Valuation opacity: Unlike a publicly traded stock, SpaceX has no quarterly earnings release or audited public financials. The perpetual’s underlying reference price is derived from secondary market transactions, which are infrequent and can be subject to thin liquidity. This means the contract price may not accurately reflect the company’s true operational health.
Regulatory uncertainty: Pre-IPO derivative products occupy a grey zone in many jurisdictions. Regulators in the EU, UK, and parts of Asia have taken a close interest in synthetic equity instruments offered by crypto platforms. Users outside the U.S. should verify whether such products are available and compliant in their home country before trading.

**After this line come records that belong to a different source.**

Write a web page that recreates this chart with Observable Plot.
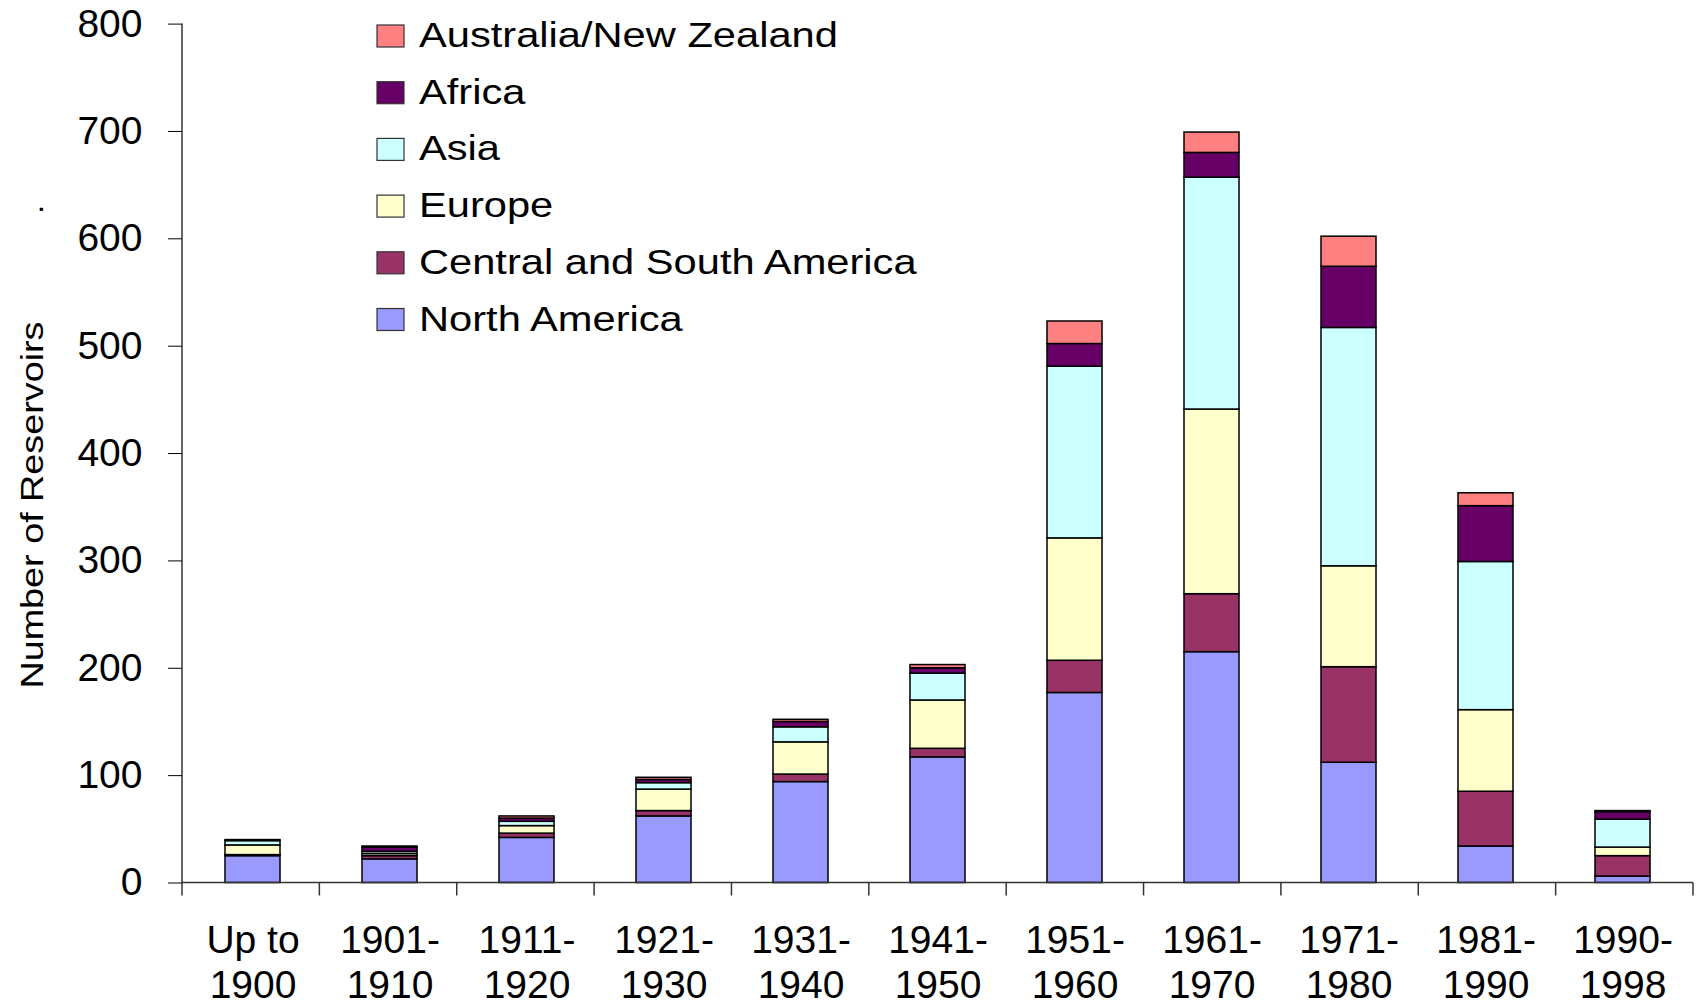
<!DOCTYPE html>
<html>
<head>
<meta charset="utf-8">
<script src="https://cdn.jsdelivr.net/npm/d3@7"></script>
<script src="https://cdn.jsdelivr.net/npm/@observablehq/plot@0.6"></script>
<style>
  html, body { margin: 0; padding: 0; background: #fff; }
  svg { display: block; }
</style>
</head>
<body>
<div id="chart"></div>
<script>
// ---- Data ----
const categories = ["Up to 1900", "1901-1910", "1911-1920", "1921-1930", "1931-1940", "1941-1950",
                    "1951-1960", "1961-1970", "1971-1980", "1981-1990", "1990-1998"];
const tickLabels = ["Up to\n1900", "1901-\n1910", "1911-\n1920", "1921-\n1930", "1931-\n1940", "1941-\n1950",
                    "1951-\n1960", "1961-\n1970", "1971-\n1980", "1981-\n1990", "1990-\n1998"];
const seriesNames = ["North America", "Central and South America", "Europe", "Asia", "Africa", "Australia/New Zealand"];
const seriesColors = ["#9999FF", "#993366", "#FFFFCC", "#CCFFFF", "#660066", "#FF8080"];

const northAmerica        = [25, 22, 42, 62, 94, 117, 177, 215, 112, 34, 6];
const centralSouthAmerica = [1, 3, 4, 5, 7, 8, 30, 54, 89, 51, 19];
const europe              = [9, 2, 7, 20, 30, 45, 114, 172, 94, 76, 8];
const asia                = [4, 2, 4, 6, 14, 25, 160, 216, 222, 138, 26];
const africa              = [1, 4, 3, 3, 5, 5, 21, 23, 57, 52, 7];
const ausNZ               = [0, 1, 2, 2, 2, 3, 21, 19, 28, 12, 1];

const yTicks = [0, 100, 200, 300, 400, 500, 600, 700, 800];
const yLabel = "Number of Reservoirs";

// ---- Tidy table built from the arrays ----
const seriesValues = [northAmerica, centralSouthAmerica, europe, asia, africa, ausNZ];
const data = [];
seriesNames.forEach((s, i) => categories.forEach((c, j) => data.push({category: c, series: s, value: seriesValues[i][j]})));

const FONT = "'Liberation Sans', Arial, Helvetica, sans-serif";
const colorOf = s => seriesColors[seriesNames.indexOf(s)];

// axis lines and category-boundary ticks
function axisLines(index, scales, values, dims) {
  const g = d3.create("svg:g").attr("stroke", "#333").attr("stroke-width", 1.5).attr("fill", "none");
  const l = dims.marginLeft, r = dims.width - dims.marginRight;
  const y0 = scales.y(0), yT = scales.y(d3.max(yTicks));
  g.append("line").attr("x1", l).attr("x2", l).attr("y1", yT).attr("y2", y0);
  g.append("line").attr("x1", l).attr("x2", r).attr("y1", y0).attr("y2", y0);
  const n = categories.length, step = (r - l) / n;
  for (let i = 0; i <= n; i++) {
    g.append("line").attr("x1", l + i * step).attr("x2", l + i * step).attr("y1", y0).attr("y2", y0 + 13);
  }
  return g.node();
}

// rotated y title (plus the stray dot seen in the original)
function yTitle(index, scales, values, dims) {
  const g = d3.create("svg:g").attr("font-family", FONT).attr("fill", "#000").attr("font-size", 32);
  const cx = dims.marginLeft - 139;
  const cy = (scales.y(0) + scales.y(d3.max(yTicks))) / 2 + 52;
  g.append("text")
    .attr("transform", `translate(${cx},${cy}) rotate(-90) scale(1.18,1)`)
    .attr("text-anchor", "middle")
    .text(yLabel);
  g.append("text")
    .attr("transform", `translate(${cx},${scales.y(627)}) rotate(-90)`)
    .attr("text-anchor", "middle")
    .text(".");
  return g.node();
}

// legend inside the plot area
function legend(index, scales, values, dims) {
  const g = d3.create("svg:g").attr("font-family", FONT).attr("text-anchor", "start");
  const order = seriesNames.slice().reverse();
  const x0 = 377, y0 = 36, gap = 56.7;
  order.forEach((s, i) => {
    const cy = y0 + i * gap;
    g.append("rect").attr("x", x0).attr("y", cy - 11).attr("width", 27).attr("height", 22)
      .attr("fill", colorOf(s)).attr("stroke", "#333").attr("stroke-width", 1.2);
    g.append("text").attr("transform", `translate(${x0 + 42},${cy + 11}) scale(1.19,1)`)
      .attr("text-anchor", "start")
      .attr("font-size", 35).attr("fill", "#000").text(s);
  });
  return g.node();
}

const chart = Plot.plot({
  width: 1697,
  height: 1000,
  marginLeft: 182,
  marginRight: 4,
  marginTop: 23.6,
  marginBottom: 117.5,
  style: {fontFamily: FONT, fontSize: "39px", color: "#000", background: "#fff", overflow: "visible"},
  x: {domain: categories, paddingInner: 0.6, paddingOuter: 0.3, label: null},
  y: {domain: [0, 800], label: null},
  color: {domain: seriesNames, range: seriesColors},
  marks: [
    Plot.barY(data, {x: "category", y: "value", fill: "series", z: "series", order: seriesNames,
                     stroke: "#000", strokeWidth: 1.5}),
    axisLines,
    Plot.axisY({ticks: yTicks, tickSize: 14, tickPadding: 26, fontSize: 39, label: null}),
    Plot.axisX({tickSize: 0, tickPadding: 38, fontSize: 39, lineHeight: 1.15, label: null,
                tickFormat: d => tickLabels[categories.indexOf(d)]}),
    yTitle,
    legend
  ]
});
document.getElementById("chart").appendChild(chart);
</script>
</body>
</html>
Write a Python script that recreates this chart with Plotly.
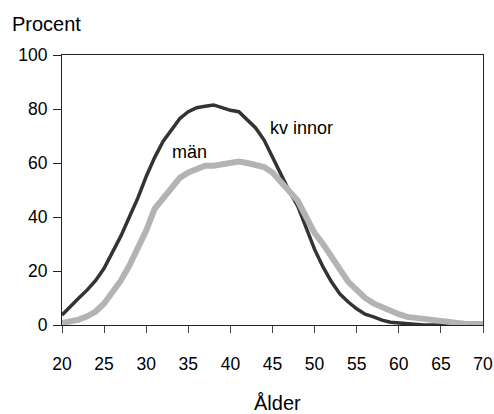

Leverage risk: All five exchanges offer these products with leverage options, some reportedly as high as 10x. Given the inherent uncertainty around SpaceX’s valuation and IPO timeline, high-leverage positions carry substantial liquidation risk on any unexpected news — positive or negative.
Cex101 tracks fee structures, product availability, and access conditions across major exchanges including Binance, Bybit, and the others rolling out pre-IPO products — useful reference if you’re comparing platforms before committing capital.
The SpaceX perpetuals race is a clear indicator of where crypto exchange competition is heading: beyond crypto-native assets and into a broader fight for speculative capital that has traditionally stayed inside traditional finance. Whether that expansion proves durable depends heavily on how regulators respond — and whether SpaceX itself eventually gives the market a real IPO to trade.